*Exercise goal*
Leave out the pictures, and write out exactly the lines from the beginning of the material to the line holding "3.9, 2.5, 1.7];", that line included, and nothing else.

[Stored items from a collection]
>>>>

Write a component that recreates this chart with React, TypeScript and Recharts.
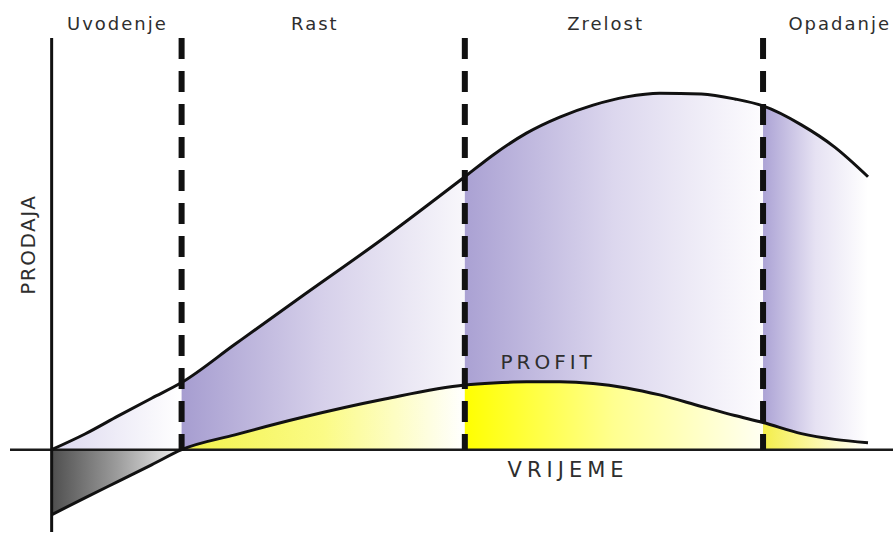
import React from "react";
import {
  ComposedChart,
  Area,
  Line,
  XAxis,
  YAxis,
  ReferenceLine,
  ReferenceDot,
} from "recharts";

// time points (x) and the two curves
const time = [0, 4, 8, 12, 15.6, 22, 30, 40, 49.6, 53, 57, 61, 65, 69, 73, 78, 82, 85.4, 90, 94, 98];
const sales = [0, 3.8, 8.2, 12.5, 16.3, 25.6, 37.2, 51.6, 66.3, 71.6, 76.9, 80.8, 83.7, 85.7, 86.6, 86.4, 85.2, 83.5, 78.9, 73.5, 66.3];
const profit = [-15.8, -11.7, -7.7, -3.7, 0, 3.6, 7.8, 12.3, 15.7, 16.2, 16.5, 16.5, 16.1, 15.0, 13.3, 10.5, 8.3, 6.6, 3.9, 2.5, 1.7];

// phase borders and names
const phases = ["intro", "growth", "maturity", "decline"];
const phaseStart = [0, 15.6, 49.6, 85.4];
const phaseEnd = [15.6, 49.6, 85.4, 98];
const phaseLabels = ["Uvodenje", "Rast", "Zrelost", "Opadanje"];
const phaseLabelX = [7.9, 31.6, 66.5, 94.6];

const data = time.map((t, i) => {
  const row: Record<string, number | null> = { t, sales: sales[i], profit: profit[i] };
  phases.forEach((p, k) => {
    const inside = t >= phaseStart[k] && t <= phaseEnd[k];
    row[`s_${p}`] = inside ? sales[i] : null;
    row[`p_${p}`] = inside ? profit[i] : null;
  });
  return row;
});

const salesGrad: Record<string, [string, string, string]> = {
  intro: ["#dcd8ef", "#eeecf7", "#ffffff"],
  growth: ["#a69dd0", "#d6d0ea", "#f8f7fb"],
  maturity: ["#aaa1d3", "#dcd7ee", "#fdfcfe"],
  decline: ["#aca3d5", "#e6e2f3", "#ffffff"],
};
const profitGrad: Record<string, [string, string, string]> = {
  intro: ["#4f4f4f", "#9b9b9b", "#f2f2f2"],
  growth: ["#f2f24a", "#fbfb86", "#ffffff"],
  maturity: ["#ffff00", "#ffff90", "#fffff2"],
  decline: ["#f4ee4a", "#fbf8a8", "#ffffff"],
};

const font = "'DejaVu Sans', sans-serif";

const App: React.FC = () => {
  return (
    <div style={{ position: "absolute", left: 0, top: 0, background: "#fff" }}>
      <ComposedChart
        width={893}
        height={538}
        data={data}
        margin={{ top: 38, right: 0, bottom: 6, left: 10 }}
      >
        <defs>
          {phases.map((p) => (
            <linearGradient key={`sg-${p}`} id={`sg-${p}`} x1="0" y1="0" x2="1" y2="0">
              <stop offset="0%" stopColor={salesGrad[p][0]} />
              <stop offset="50%" stopColor={salesGrad[p][1]} />
              <stop offset="100%" stopColor={salesGrad[p][2]} />
            </linearGradient>
          ))}
          {phases.map((p) => (
            <linearGradient key={`pg-${p}`} id={`pg-${p}`} x1="0" y1="0" x2="1" y2="0">
              <stop offset="0%" stopColor={profitGrad[p][0]} />
              <stop offset="50%" stopColor={profitGrad[p][1]} />
              <stop offset="100%" stopColor={profitGrad[p][2]} />
            </linearGradient>
          ))}
        </defs>
        <XAxis dataKey="t" type="number" domain={[-5, 101]} hide />
        <YAxis type="number" domain={[-20, 100]} hide allowDataOverflow />

        {phases.map((p) => (
          <Area
            key={`sa-${p}`}
            dataKey={`s_${p}`}
            type="monotone"
            stroke="none"
            fill={`url(#sg-${p})`}
            fillOpacity={1}
            connectNulls={false}
            isAnimationActive={false}
          />
        ))}
        {phases.map((p) => (
          <Area
            key={`pa-${p}`}
            dataKey={`p_${p}`}
            type="monotone"
            stroke="none"
            fill={`url(#pg-${p})`}
            fillOpacity={1}
            connectNulls={false}
            isAnimationActive={false}
          />
        ))}

        <ReferenceLine y={0} stroke="#1a1a1a" strokeWidth={2.5} />
        <ReferenceLine
          segment={[{ x: 0, y: -20 }, { x: 0, y: 100 }]}
          stroke="#111"
          strokeWidth={3}
        />

        <Line dataKey="sales" type="monotone" stroke="#111" strokeWidth={3} dot={false} isAnimationActive={false} />
        <Line dataKey="profit" type="monotone" stroke="#111" strokeWidth={3} dot={false} isAnimationActive={false} />

        {phaseStart.slice(1).map((b) => (
          <ReferenceLine
            key={`b-${b}`}
            segment={[{ x: b, y: 100 }, { x: b, y: 0 }]}
            stroke="#111"
            strokeWidth={6}
            strokeDasharray="21 12"
          />
        ))}

        {phaseLabels.map((name, k) => (
          <ReferenceDot
            key={name}
            x={phaseLabelX[k]}
            y={103.4}
            r={0}
            ifOverflow="visible"
            label={{ value: name, position: "center", fill: "#2e2e2e", fontSize: 18, fontFamily: font, letterSpacing: 2 }}
          />
        ))}
        <ReferenceDot
          x={59.6}
          y={21.2}
          r={0}
          ifOverflow="visible"
          label={{ value: "PROFIT", position: "center", fill: "#2e2e2e", fontSize: 20, fontFamily: font, letterSpacing: 4 }}
        />
        <ReferenceDot
          x={62}
          y={-4.85}
          r={0}
          ifOverflow="visible"
          label={{ value: "VRIJEME", position: "center", fill: "#2e2e2e", fontSize: 21, fontFamily: font, letterSpacing: 5 }}
        />
        <ReferenceDot
          x={-2.9}
          y={49.8}
          r={0}
          ifOverflow="visible"
          label={{ value: "PRODAJA", position: "center", angle: -90, fill: "#2e2e2e", fontSize: 20, fontFamily: font, letterSpacing: 1.5 }}
        />
      </ComposedChart>
    </div>
  );
};

export default App;
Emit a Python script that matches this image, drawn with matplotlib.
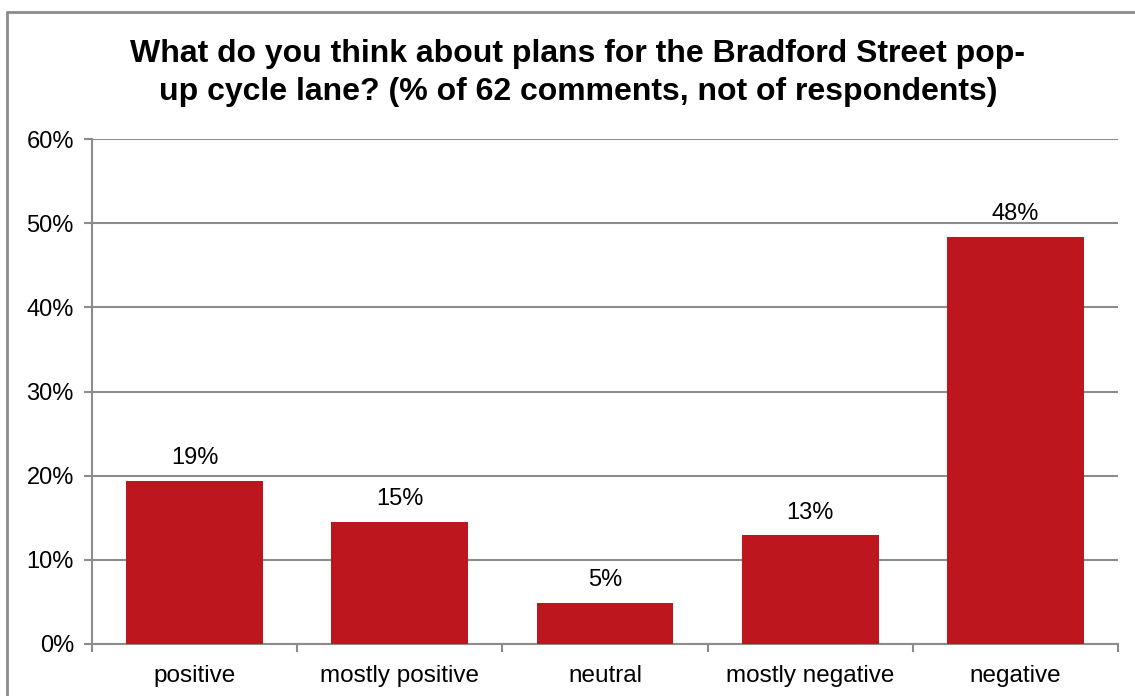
import numpy as np
import matplotlib
matplotlib.use("Agg")
from matplotlib import pyplot as plt
from matplotlib.patches import Rectangle

# comment counts per category, 62 comments in total
categories = ['positive', 'mostly positive', 'neutral', 'mostly negative', 'negative']
counts = [12, 9, 3, 8, 30]
total = 62
yticks = [0, 10, 20, 30, 40, 50, 60]

pct = np.array(counts) / total * 100

plt.rcParams['font.family'] = ['Liberation Sans', 'DejaVu Sans']
bar_col = '#BE161E'
line_col = '#8C8C8C'

fig = plt.figure(figsize=(11.35, 6.96), dpi=100)
W, H = 1135, 696
# plot area in pixels: left 92, right 1118, top 139, bottom 644
ax = fig.add_axes([92 / W, 1 - 644 / H, (1118 - 92) / W, (644 - 139) / H])

x = np.arange(len(categories))
ax.bar(x, pct, width=0.667, color=bar_col, zorder=3)
for xi, v in zip(x, pct):
    ax.text(xi, v + 1.4, '%d%%' % round(v), ha='center', va='bottom', fontsize=17)

ax.set_xlim(-0.5, len(categories) - 0.5)
ax.set_ylim(0, 60)
ax.set_yticks(yticks)
ax.set_yticklabels(['%d%%' % t for t in yticks], fontsize=17)
ax.yaxis.grid(True, color=line_col, linewidth=1.5, zorder=0)
ax.set_xticks(x)
ax.set_xticklabels(categories, fontsize=17.5)
ax.set_xticks(np.arange(-0.5, len(categories)), minor=True)
ax.tick_params(axis='x', which='major', length=0, pad=15)
ax.tick_params(axis='x', which='minor', length=6, width=1.5, color=line_col)
ax.tick_params(axis='y', length=6, width=1.5, color=line_col, pad=7)

for side in ['top', 'right']:
    ax.spines[side].set_visible(False)
for side in ['left', 'bottom']:
    ax.spines[side].set_color(line_col)
    ax.spines[side].set_linewidth(1.5)

fig.text(578 / W, 1 - 73 / H,
         'What do you think about plans for the Bradford Street pop-\n'
         'up cycle lane? (% of 62 comments, not of respondents)',
         ha='center', va='center', fontsize=23, fontweight='bold', linespacing=1.35)

# chart frame, cut off at the right and bottom
fig.patches.append(Rectangle((7 / W, -0.05), 1.2, 1 - 12 / H + 0.05, transform=fig.transFigure,
                             fill=False, edgecolor=line_col, linewidth=2))

fig.savefig('out.png', dpi=100)
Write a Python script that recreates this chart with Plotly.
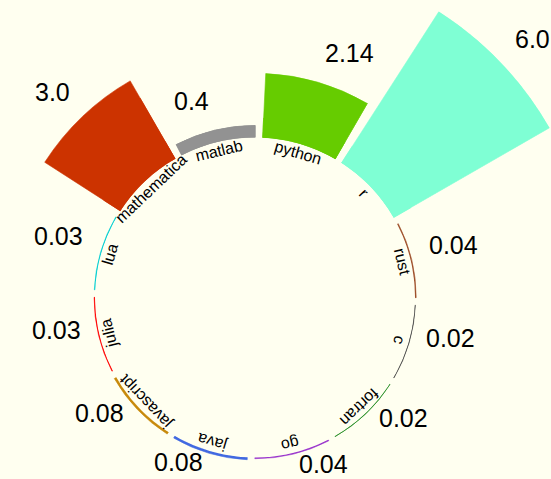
import math
import plotly.graph_objects as go

# ---- data ----
languages = ["python", "r", "rust", "c", "fortran", "go", "java",
             "javascript", "julia", "lua", "mathematica", "matlab"]
values = [2.14, 6.0, 0.04, 0.02, 0.02, 0.04, 0.08, 0.08, 0.03, 0.03, 3.0, 0.4]
colors = ["#66CC00", "#7FFFD4", "#A0522D", "#444444", "#228B22", "#9932CC",
          "#4169E1", "#C88A0B", "#FF0000", "#00CED1", "#CC3300", "#929292"]
value_labels = [str(v) for v in values]

# ---- geometry / style ----
W, H = 551, 479
BG = "#FFFFF0"
CX, CY = 255, 297.5          # centre of the ring (pixels, from top-left)
R_HOLE = 160                 # inner radius (px)
PX_PER_UNIT = 30             # radial scale (px per unit)
STEP = 360 / len(languages)
START = 16.4                 # angle of first category, clockwise from top
BAR_WIDTH = 0.91 * STEP
LABEL_R = 151                # radius of category labels (px)
FONT = "Liberation Sans, Arial, Helvetica, sans-serif"

angles = [START + STEP * i for i in range(len(languages))]

# polar panes sharing one centre and one radial scale:
# (sector [deg, ccw from east], outer radius px)
panes = [((0, 360), 180),        # the ring with all small bars
         ((59, 121), 230),       # python / matlab
         ((119, 149), 255),      # mathematica
         ((29.8, 60), 340)]      # r


def sector_bbox(a0, a1):
    xs, ys = [0.0], [0.0]
    for a in [a0, a1] + [k for k in range(0, 361, 90) if a0 <= k <= a1]:
        xs.append(math.cos(math.radians(a)))
        ys.append(math.sin(math.radians(a)))
    return min(xs), min(ys), max(xs), max(ys)


fig = go.Figure()
layout_polars = {}
for k, (sector, R) in enumerate(panes):
    name = "polar" if k == 0 else f"polar{k + 1}"
    fig.add_trace(go.Barpolar(
        r=values, theta=angles, width=BAR_WIDTH, subplot=name,
        marker=dict(color=colors, line=dict(color=colors, width=0.6)),
        hoverinfo="skip", showlegend=False,
    ))
    x0, y0, x1, y1 = sector_bbox(*sector)
    cy_up = H - CY
    layout_polars[name] = dict(
        domain=dict(x=[(CX + x0 * R) / W, (CX + x1 * R) / W],
                    y=[(cy_up + y0 * R) / H, (cy_up + y1 * R) / H]),
        sector=list(sector),
        hole=R_HOLE / R,
        bgcolor="rgba(0,0,0,0)",
        radialaxis=dict(range=[0, (R - R_HOLE) / PX_PER_UNIT], visible=False),
        angularaxis=dict(type="linear", direction="clockwise", rotation=90,
                         thetaunit="degrees", showgrid=False, showline=False,
                         showticklabels=False, ticks=""),
    )

annotations = []
# category labels, tangential, inside the ring
for name, a in zip(languages, angles):
    t = math.radians(a)
    xp = CX + LABEL_R * math.sin(t)
    yp = CY - LABEL_R * math.cos(t)
    annotations.append(dict(
        x=xp / W, y=1 - yp / H, xref="paper", yref="paper",
        text=name, showarrow=False, xanchor="center", yanchor="middle",
        textangle=a if a <= 180 else a - 360,
        font=dict(size=16, color="black", family=FONT),
    ))

# value labels just outside the end of each bar
PAD_X, PAD_Y, RISE = 16, 20, 10
for v, a, txt in zip(values, angles, value_labels):
    t = math.radians(a)
    s, c = math.sin(t), math.cos(t)
    rr = R_HOLE + v * PX_PER_UNIT
    xp = CX + (rr + PAD_X) * s
    yp = CY - (rr + PAD_Y) * c - RISE
    annotations.append(dict(
        x=xp / W, y=1 - yp / H, xref="paper", yref="paper",
        text=txt, showarrow=False,
        xanchor="left" if s >= 0 else "right", yanchor="middle",
        font=dict(size=25, color="black", family=FONT),
    ))

fig.update_layout(
    width=W, height=H,
    margin=dict(l=0, r=0, t=0, b=0),
    paper_bgcolor=BG, plot_bgcolor=BG,
    showlegend=False,
    annotations=annotations,
    **layout_polars,
)

fig.write_html(
    "out.html",
    config={"displayModeBar": False},
    post_script="document.body.style.margin='0';"
                "document.body.style.background='#FFFFF0';"
                "document.documentElement.style.overflow='hidden';",
)
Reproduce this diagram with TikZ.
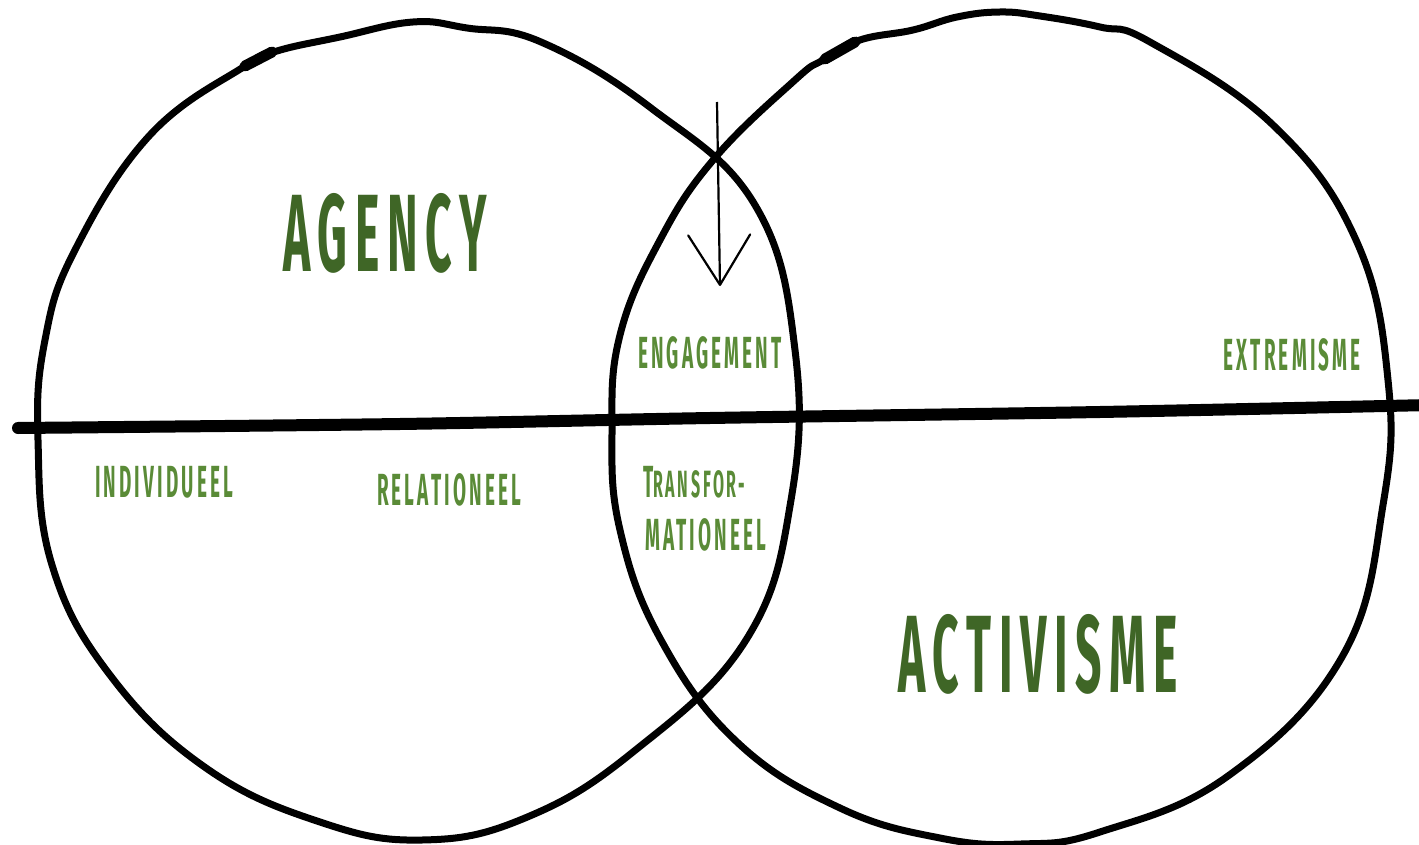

<<<<

*Exercise output*
Write a component that recreates this chart with React, TypeScript and Recharts.
import React from "react";
import {
  ComposedChart,
  Area,
  Line,
  XAxis,
  YAxis,
  ReferenceLine,
  ReferenceDot,
} from "recharts";

// time points (x) and the two curves
const time = [0, 4, 8, 12, 15.6, 22, 30, 40, 49.6, 53, 57, 61, 65, 69, 73, 78, 82, 85.4, 90, 94, 98];
const sales = [0, 3.8, 8.2, 12.5, 16.3, 25.6, 37.2, 51.6, 66.3, 71.6, 76.9, 80.8, 83.7, 85.7, 86.6, 86.4, 85.2, 83.5, 78.9, 73.5, 66.3];
const profit = [-15.8, -11.7, -7.7, -3.7, 0, 3.6, 7.8, 12.3, 15.7, 16.2, 16.5, 16.5, 16.1, 15.0, 13.3, 10.5, 8.3, 6.6, 3.9, 2.5, 1.7];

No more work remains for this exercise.